Untuk studi ini, peneliti membandingkan penjualan rokok dari Maret 2020 hingga Juni 2021 dengan prediksi penjualan berdasarkan tren penurunan jangka panjang sebelum pandemi Covid-19, dari Januari 2007 hingga Februari 2020, kemudian disesuaikan dengan perubahan yang diharapkan, termasuk musim.
Para penyelidik mengumpulkan data dari Biro Pajak dan Perdagangan Alkohol dan Tembakau Departemen Keuangan AS. Penjualan rokok melebihi penjualan yang diharapkan setiap bulan setelah awal pandemi Covid-19.

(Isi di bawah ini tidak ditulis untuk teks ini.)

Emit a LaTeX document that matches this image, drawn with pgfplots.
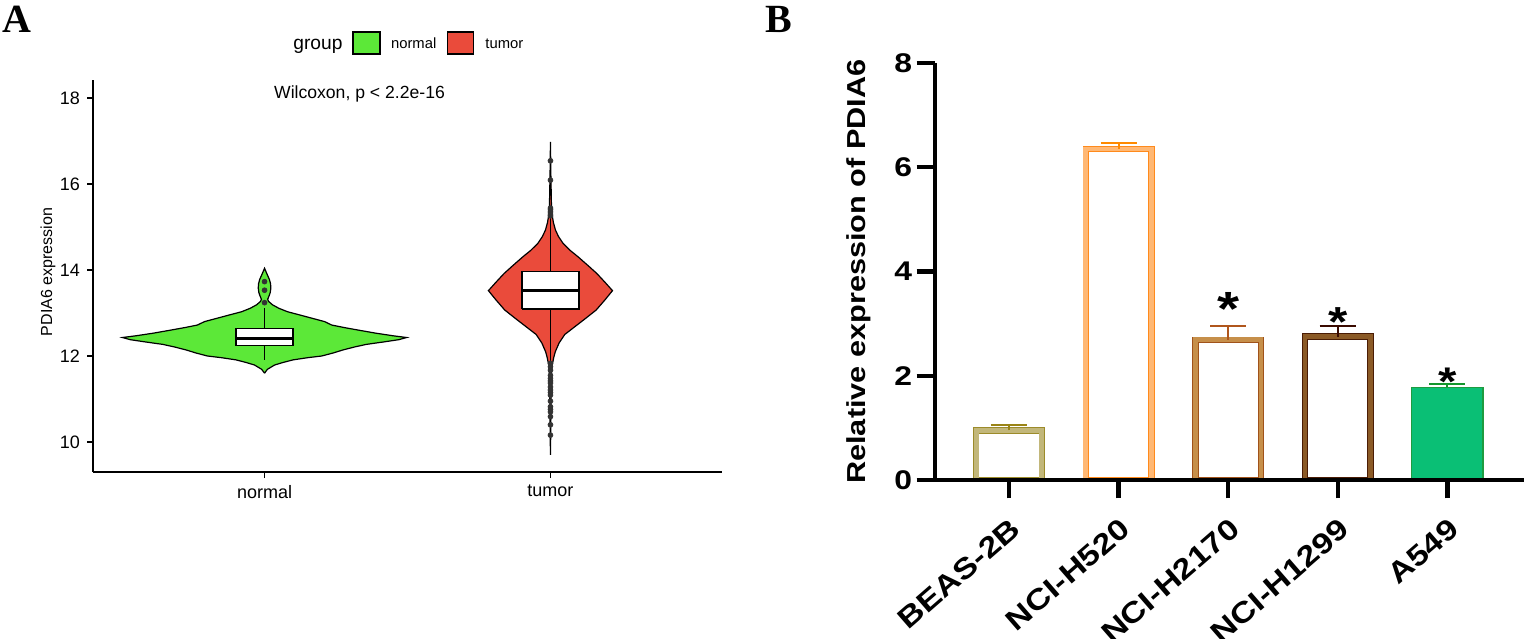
\documentclass[border=0pt]{standalone}
\usepackage{pgfplots}
\pgfplotsset{compat=1.18}
\usepackage{fontspec}
\setmainfont{Liberation Sans}
\newfontfamily\bfont{Liberation Sans}[FakeStretch=1.18]
\newfontfamily\lab{Liberation Serif}
\definecolor{ngreen}{HTML}{5CE838}
\definecolor{tred}{HTML}{EA4B3B}
\definecolor{ptgray}{HTML}{333333}
\definecolor{beasC}{HTML}{C2B77A}
\definecolor{beasE}{HTML}{9C8B2A}
\definecolor{beasErr}{HTML}{9A8416}
\definecolor{hfiveC}{HTML}{FFB874}
\definecolor{hfiveE}{HTML}{FF8A1C}
\definecolor{hfiveErr}{HTML}{FF8A00}
\definecolor{htwoC}{HTML}{C68F4A}
\definecolor{htwoE}{HTML}{A0521A}
\definecolor{htwoErr}{HTML}{B0561C}
\definecolor{honeC}{HTML}{8B5A26}
\definecolor{honeE}{HTML}{4A1C05}
\definecolor{honeErr}{HTML}{3A0A00}
\definecolor{aC}{HTML}{0ABF75}
\definecolor{aE}{HTML}{1E9C40}
\definecolor{aErr}{HTML}{14962C}
\begin{document}
\begin{tikzpicture}
\useasboundingbox (0,0) rectangle (762pt,319pt);
% ---------------- Panel A ----------------
\begin{axis}[
 name=A, at={(46.5pt,83pt)}, anchor=south west, scale only axis,
 width=314.5pt, height=196pt,
 xmin=0.4, xmax=2.6, ymin=9.302, ymax=18.419,
 axis x line*=bottom, axis y line*=left,
 axis line style={line width=0.7pt,-},
 xtick={1,2}, xticklabels={normal,tumor}, ytick={10,12,14,16,18},
 tick align=outside, major tick length=3pt,
 tick style={line width=0.7pt, black},
 ticklabel style={font=\fontsize{9}{9}\selectfont},
 /pgf/number format/assume math mode=true,
 ylabel={PDIA6 expression},
 ylabel style={font=\fontsize{8}{8}\selectfont, at={(axis description cs:-0.0715,0.51)}, anchor=center},
]
% normal violin
\addplot[fill=ngreen, draw=black, line width=0.6pt] coordinates {
(1,11.60) (1.01,11.69) (1.035,11.79) (1.065,11.85) (1.10,11.91) (1.15,11.96) (1.20,12.00) (1.24,12.07) (1.274,12.14) (1.315,12.21) (1.356,12.27) (1.42,12.33) (1.47,12.38) (1.497,12.43) (1.45,12.47) (1.39,12.53) (1.33,12.60) (1.28,12.66) (1.235,12.72) (1.21,12.80) (1.165,12.88) (1.12,12.96) (1.08,13.03) (1.05,13.11) (1.028,13.19) (1.014,13.27) (1.011,13.32) (1.016,13.40) (1.02,13.48) (1.022,13.58) (1.021,13.68) (1.017,13.78) (1.009,13.90) (1,14.04)
(0.991,13.90) (0.983,13.78) (0.979,13.68) (0.978,13.58) (0.98,13.48) (0.984,13.40) (0.989,13.32) (0.986,13.27) (0.972,13.19) (0.95,13.11) (0.92,13.03) (0.88,12.96) (0.835,12.88) (0.79,12.80) (0.765,12.72) (0.72,12.66) (0.67,12.60) (0.61,12.53) (0.55,12.47) (0.503,12.43) (0.53,12.38) (0.58,12.33) (0.644,12.27) (0.685,12.21) (0.726,12.14) (0.76,12.07) (0.80,12.00) (0.85,11.96) (0.90,11.91) (0.935,11.85) (0.965,11.79) (0.99,11.69) (1,11.60)};
% tumor violin
\addplot[fill=tred, draw=black, line width=0.6pt] coordinates {
(2,9.70) (2.0015,10.5) (2.003,11.5) (2.005,11.75) (2.012,11.98) (2.017,12.10) (2.03,12.30) (2.05,12.50) (2.085,12.68) (2.124,12.88) (2.16,13.07) (2.19,13.30) (2.217,13.52) (2.19,13.72) (2.162,13.92) (2.132,14.10) (2.096,14.31) (2.07,14.45) (2.044,14.62) (2.028,14.78) (2.0175,14.93) (2.0105,15.10) (2.007,15.24) (2.0035,15.50) (2.0015,16.20) (2,16.98)
(1.9985,16.20) (1.9965,15.50) (1.993,15.24) (1.9895,15.10) (1.9825,14.93) (1.972,14.78) (1.956,14.62) (1.93,14.45) (1.904,14.31) (1.868,14.10) (1.838,13.92) (1.81,13.72) (1.783,13.52) (1.81,13.30) (1.84,13.07) (1.876,12.88) (1.915,12.68) (1.95,12.50) (1.97,12.30) (1.983,12.10) (1.988,11.98) (1.995,11.75) (1.997,11.5) (1.9985,10.5) (2,9.70)};
% whiskers
\addplot[black, line width=0.6pt] coordinates {(1,11.91) (1,13.12)};
\addplot[black, line width=0.6pt] coordinates {(2,11.80) (2,15.30)};
% boxes
\addplot[fill=white, draw=black, line width=0.7pt] coordinates {(0.9,12.24) (1.1,12.24) (1.1,12.64) (0.9,12.64) (0.9,12.24)};
\addplot[black, line width=1.3pt] coordinates {(0.9,12.41) (1.1,12.41)};
\addplot[fill=white, draw=black, line width=0.7pt] coordinates {(1.9,13.09) (2.1,13.09) (2.1,13.96) (1.9,13.96) (1.9,13.09)};
\addplot[black, line width=1.3pt] coordinates {(1.9,13.52) (2.1,13.52)};
% outliers
\addplot[only marks, mark=*, mark size=1.2pt, mark options={fill=ptgray, draw=ptgray}] coordinates {
(1,13.24) (1,13.53) (1,13.73)
(2,16.54) (2,16.09) (2,15.44) (2,15.40) (2,15.35) (2,15.30) (2,15.26)
(2,11.83) (2,11.75) (2,11.67) (2,11.55) (2,11.48) (2,11.42) (2,11.37) (2,11.28) (2,11.21) (2,11.15) (2,11.09) (2,10.95) (2,10.82) (2,10.76) (2,10.70) (2,10.59) (2,10.40) (2,10.16)};
\end{axis}
% legend and annotations A
\node[anchor=base west, inner sep=0pt, font=\fontsize{9.6}{9.6}\selectfont] at (146.5pt,294pt) {group};
\draw[fill=ngreen, draw=black, line width=0.8pt] (176.35pt,292pt) rectangle (190pt,303pt);
\node[anchor=base west, inner sep=0pt, font=\fontsize{7.4}{7.4}\selectfont] at (195.35pt,294.5pt) {normal};
\draw[fill=tred, draw=black, line width=0.8pt] (223.65pt,292pt) rectangle (236.65pt,303pt);
\node[anchor=base west, inner sep=0pt, font=\fontsize{7.4}{7.4}\selectfont] at (242.5pt,294.5pt) {tumor};
\node[anchor=base, inner sep=0pt, font=\fontsize{8.8}{8.8}\selectfont] at (179.75pt,269.5pt) {Wilcoxon, p < 2.2e-16};
\node[anchor=base west, inner sep=0pt, font=\lab\bfseries\fontsize{20}{20}\selectfont] at (1pt,302.5pt) {A};
\node[anchor=base west, inner sep=0pt, font=\lab\bfseries\fontsize{20}{20}\selectfont] at (382.5pt,302.5pt) {B};
% ---------------- Panel B ----------------
\begin{axis}[
 name=B, at={(467.5pt,79pt)}, anchor=south west, scale only axis,
 width=294.5pt, height=208.5pt,
 xmin=-0.675, xmax=4.7, ymin=0, ymax=8,
 axis x line*=bottom, axis y line*=left,
 axis line style={line width=2.2pt,-},
 axis on top,
 xtick={0,1,2,3,4}, xticklabels={BEAS-2B,NCI-H520,NCI-H2170,NCI-H1299,A549},
 ytick={0,2,4,6,8},
 tick align=outside, major tick length=9.2pt,
 tick style={line width=2.2pt, black},
 ticklabel style={font=\bfont\bfseries\fontsize{13.5}{13.5}\selectfont},
 /pgf/number format/assume math mode=true,
 xticklabel style={yshift=-9pt, rotate=41, anchor=north east, inner sep=0pt,
   font=\bfont\bfseries\fontsize{14.5}{14.5}\selectfont},
 yticklabel style={inner sep=2pt},
 ylabel={Relative expression of PDIA6},
 ylabel style={font=\bfont\bfseries\fontsize{13}{13}\selectfont, at={(axis description cs:-0.129,0.5)}, anchor=center},
]
\addplot[ybar, bar shift=0pt, bar width=0.599, fill=white, draw=beasE, line width=3.2pt] coordinates {(0,0.95)};
\addplot[ybar, bar shift=0pt, bar width=0.599, draw=beasC, line width=2.4pt,
 error bars/.cd, y dir=plus, y explicit, error bar style={beasErr, line width=1pt},
 error mark options={beasErr, line width=1pt, mark size=9pt, rotate=90}] coordinates {(0,0.95) +- (0,0.11)};
\addplot[ybar, bar shift=0pt, bar width=0.599, fill=white, draw=hfiveE, line width=3.2pt] coordinates {(1,6.35)};
\addplot[ybar, bar shift=0pt, bar width=0.599, draw=hfiveC, line width=2.4pt,
 error bars/.cd, y dir=plus, y explicit, error bar style={hfiveErr, line width=1pt},
 error mark options={hfiveErr, line width=1pt, mark size=9pt, rotate=90}] coordinates {(1,6.35) +- (0,0.11)};
\addplot[ybar, bar shift=0pt, bar width=0.599, fill=white, draw=htwoE, line width=3.2pt] coordinates {(2,2.69)};
\addplot[ybar, bar shift=0pt, bar width=0.599, draw=htwoC, line width=2.4pt,
 error bars/.cd, y dir=plus, y explicit, error bar style={htwoErr, line width=1pt},
 error mark options={htwoErr, line width=1pt, mark size=9pt, rotate=90}] coordinates {(2,2.69) +- (0,0.26)};
\addplot[ybar, bar shift=0pt, bar width=0.599, fill=white, draw=honeE, line width=3.2pt] coordinates {(3,2.75)};
\addplot[ybar, bar shift=0pt, bar width=0.599, draw=honeC, line width=2.4pt,
 error bars/.cd, y dir=plus, y explicit, error bar style={honeErr, line width=1pt},
 error mark options={honeErr, line width=1pt, mark size=9pt, rotate=90}] coordinates {(3,2.75) +- (0,0.20)};
\addplot[ybar, bar shift=0pt, bar width=0.65, fill=aC, draw=aE, line width=0.6pt,
 error bars/.cd, y dir=plus, y explicit, error bar style={aErr, line width=1pt},
 error mark options={aErr, line width=1pt, mark size=9pt, rotate=90}] coordinates {(4,1.78) +- (0,0.07)};
\node[anchor=base, inner sep=0pt, font=\bfont\bfseries\fontsize{24}{24}\selectfont] at (axis cs:2,2.97) {*};
\node[anchor=base, inner sep=0pt, font=\bfont\bfseries\fontsize{21}{21}\selectfont] at (axis cs:3,2.76) {*};
\node[anchor=base, inner sep=0pt, font=\bfont\bfseries\fontsize{20}{20}\selectfont] at (axis cs:4,1.63) {*};
\end{axis}
\end{tikzpicture}
\end{document}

Asare mengatakan banyak alasan yang dapat menyebabkan peningkatan tersebut. "Beberapa di antaranya adalah kebijakan untuk tetap tinggal di rumah," jelasnya.
"Ingat, beberapa orang dulu bekerja di tempat kerja di mana kami memiliki larangan merokok. Sekarang mereka tinggal di rumah, mereka memiliki kebebasan untuk melakukan apa pun yang mereka inginkan di rumah," imbuh Asare.
Bagi yang lain, merokok bisa menjadi strategi untuk mengatasi stres. Program yang memberikan bantuan kepada orang Amerika selama pandemi mungkin telah menyebabkan rumah tangga meningkatkan pengeluaran mereka, yang dapat mencakup peningkatan pembelian rokok untuk perokok, kata Asare.
Penimbunan rokok di awal pandemi Covid-19 kemungkinan juga berdampak pada angka penjualan. Penelitian lebih lanjut akan diperlukan untuk lebih tegas menentukan mana yang berkontribusi terhadap peningkatan.
Para peneliti tahu jika program berhenti merokok mengalami penurunan tajam dalam permintaan bantuan. "Partisipasi dalam panggilan untuk berhenti atau konseling penghentian menurun drastis selama pandemi," ucap Asare.
"Konsorsium Quitline Amerika Utara menemukan penurunan 27 persen dalam panggilan ke quitline pada 2020 untuk konseling penghentian dibandingkan dengan 2019," tambahnya.
Baca Juga: FDA Izinkan Penggunaan Campuran Booster Vaksin Covid-19
Peningkatan nyata dalam merokok tidak bisa datang pada waktu yang lebih menantang. "Ada sejumlah penelitian yang menunjukkan jika perokok lebih rentan terhadap komplikasi terkait Covid-19 dibandingkan dengan bukan perokok," imbuhnya.
Apa yang dibutuhkan saat ini? Mengembalikan seruan untuk konseling berhenti merokok dan meningkatkan kebijakan pengendalian tembakau, kata Asare.
"Penting untuk kembali ke tren atau ke level yang kita miliki sebelum pandemi, sehingga apa pun tujuan yang kita miliki, benar-benar dapat kita capai," ungkap Asare.
Temuan dari laporan penelitian itu dipublikasikan secara online pada Selasa (19/10/2021) di Annals of Internal Medicine. Patricia Folan, Direktur Pusat Pengendalian Tembakau di Northwell Health di Great Neck, New York, mengaku tidak terkejut mendengar bahwa penjualan rokok meningkat dalam beberapa bulan terakhir ini.
"Selama pandemi, ada banyak laporan yang menunjukkan peningkatan penggunaan zat lain, serta peningkatan tekanan mental, seperti kecemasan dan depresi, yang sering memicu kekambuhan," kata Folan, yang tidak terlibat dalam penelitian.
"Setelah serangan 9/11, peningkatan merokok dan kekambuhan merokok dicatat, terutama di antara responden pertama. Meskipun situasinya sangat berbeda, stres yang dirasakan pada kedua kasus mungkin telah berkontribusi pada peningkatan merokok atau kambuhnya kebiasaan merokok," tambah Folan.
Folan mengatakan program berhenti merokok yang dipimpinnya telah melihat peningkatan pendaftaran selama pandemi Covid-19. Seperti yang disarankan Asare, Folan mengatakan pasien melaporkan merokok lebih banyak saat bekerja dari jarak jauh di rumah, tanpa lingkungan bebas asap rokok di tempat kerja mereka yang biasa.
Mereka juga melaporkan kambuh karena perasaan stres, kecemasan dan isolasi, kata Folan. "Penyedia layanan kesehatan harus terus bertanya kepada pasien tentang penggunaan tembakau mereka bahkan jika mereka telah berhenti di masa lalu dan, jika kambuh, menasihati dan merujuk mereka ke layanan pendukung dari program lokal atau garis berhenti negara bagian," bebernya.
"Menjelaskan hubungan antara hasil buruk bagi perokok dengan Covid-19 dapat memotivasi pasien untuk melakukan upaya berhenti," tukas Folan.